His efforts devoted to "100 percent outreach" meant opening the doors of the center to provide a place for children to get off the streets.
The center features arcade games and pool tables as well as a TV and books.
It's not a glorified baby sitting service, though, Whitfield said.
"We also have some senior citizens who come in and play dominoes," he said.
The important thing, he said, is that it meets a need in an area of town where youths have been underserved.
Many of them don't have transportation and aren't within walking distance of places frequented by their peers.
"Kids can't get to the Boys and Girls Club, can't get to the Y and they can't get to W.A. Foster, the recreational centers. ... I did my observations and at least a half-mile radius, there are so many churches, but there's nothing for the community to do, so that's why I decided to meet the need of the community through outreach," he said.
A pastor at heart, Whitfield has done whatever it takes to keep the center afloat.
"I preach on the streets. I do cookouts. I have started a kids' choir through this," he said. "My outreach is at any cost, win the lost."
When the center first opened, he sought support from parents of the youths attending -- asking for a dollar a month, but that didn't last.
One of the first and most prevalent needs he sees among the young people, he noted, is hunger.
"We have fed the kids on numerous occasions, every time we have a function," he said.
Other churches, including Word Warehouse and The Bridge, have backed the mission, Whitfield said. Goldsboro Worship Center even donated a bus.
"But as far as major funding, I have supported it out of my own pocket," he said. "I have managed up to this point. My phone has been cut off, but I have managed to keep the phone on, keep the lights and water, but it's been a struggle to pay the rent."
When June 30 rolls around, he plans to do what he has always done -- "mobilize the kids" -- only this time it will take on a literal meaning.
"I'll take the chairs out of my van and use these tables and some folding chairs, get me a couple tents and take the kids to a couple parks," he said. "I'm officially closing it down until we can get in the next building."

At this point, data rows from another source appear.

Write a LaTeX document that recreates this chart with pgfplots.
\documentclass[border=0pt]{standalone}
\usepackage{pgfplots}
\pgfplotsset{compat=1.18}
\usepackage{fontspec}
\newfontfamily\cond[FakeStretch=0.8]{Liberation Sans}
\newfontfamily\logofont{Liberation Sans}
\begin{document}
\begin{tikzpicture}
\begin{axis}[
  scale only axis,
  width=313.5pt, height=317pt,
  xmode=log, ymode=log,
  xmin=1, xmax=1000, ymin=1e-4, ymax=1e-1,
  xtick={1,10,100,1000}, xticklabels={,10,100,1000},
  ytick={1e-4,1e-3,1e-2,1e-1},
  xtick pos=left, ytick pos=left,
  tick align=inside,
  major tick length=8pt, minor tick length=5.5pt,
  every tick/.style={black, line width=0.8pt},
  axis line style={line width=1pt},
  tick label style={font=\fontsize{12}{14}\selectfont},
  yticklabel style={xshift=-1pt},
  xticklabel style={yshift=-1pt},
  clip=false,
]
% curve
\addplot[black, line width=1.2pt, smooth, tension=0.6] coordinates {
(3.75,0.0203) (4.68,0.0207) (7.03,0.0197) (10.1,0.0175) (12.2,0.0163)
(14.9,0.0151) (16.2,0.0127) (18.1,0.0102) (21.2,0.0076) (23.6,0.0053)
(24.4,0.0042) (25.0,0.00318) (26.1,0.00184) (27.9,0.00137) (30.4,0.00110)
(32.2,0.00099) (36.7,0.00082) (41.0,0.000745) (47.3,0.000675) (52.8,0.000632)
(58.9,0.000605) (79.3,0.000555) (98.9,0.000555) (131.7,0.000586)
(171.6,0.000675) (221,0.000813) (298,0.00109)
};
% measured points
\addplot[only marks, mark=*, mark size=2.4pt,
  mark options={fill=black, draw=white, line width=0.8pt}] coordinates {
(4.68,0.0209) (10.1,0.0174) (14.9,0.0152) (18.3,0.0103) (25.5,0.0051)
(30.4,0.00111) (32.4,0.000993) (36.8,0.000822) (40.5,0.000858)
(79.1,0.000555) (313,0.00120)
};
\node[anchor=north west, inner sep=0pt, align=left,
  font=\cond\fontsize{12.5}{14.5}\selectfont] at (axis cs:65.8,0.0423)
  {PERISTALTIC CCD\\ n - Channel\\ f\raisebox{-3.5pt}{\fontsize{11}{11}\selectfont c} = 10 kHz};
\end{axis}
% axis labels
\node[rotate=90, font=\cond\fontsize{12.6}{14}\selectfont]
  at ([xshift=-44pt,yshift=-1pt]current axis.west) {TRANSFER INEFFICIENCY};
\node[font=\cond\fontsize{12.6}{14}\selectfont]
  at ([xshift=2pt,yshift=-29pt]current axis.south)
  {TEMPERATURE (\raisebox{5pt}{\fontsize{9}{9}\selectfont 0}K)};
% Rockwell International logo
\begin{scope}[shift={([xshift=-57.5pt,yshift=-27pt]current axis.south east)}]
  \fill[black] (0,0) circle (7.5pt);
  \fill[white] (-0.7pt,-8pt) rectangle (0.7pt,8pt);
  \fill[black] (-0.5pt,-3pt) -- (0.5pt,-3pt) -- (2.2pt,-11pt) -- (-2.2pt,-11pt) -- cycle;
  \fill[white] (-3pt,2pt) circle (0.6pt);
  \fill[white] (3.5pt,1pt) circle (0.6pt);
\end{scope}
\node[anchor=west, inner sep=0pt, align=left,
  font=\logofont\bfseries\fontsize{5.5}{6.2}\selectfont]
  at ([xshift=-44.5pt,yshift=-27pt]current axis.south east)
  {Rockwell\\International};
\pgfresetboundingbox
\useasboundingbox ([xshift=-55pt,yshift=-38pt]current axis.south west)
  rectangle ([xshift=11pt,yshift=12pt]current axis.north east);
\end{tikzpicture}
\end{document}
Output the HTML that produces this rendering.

Whitfield said he has his sights set on another location, only a few blocks away, on John Street. Price tag for the site is $175,000, he said.
In the meantime, he might not have a building but he still has his congregation.
"It ain't about standing up with a robe on and having a choir singing some songs," he said. "I'm reaching more unchurched people than when I was having church. ...
"I know I can't help everybody, but that's why this place is so important in this community."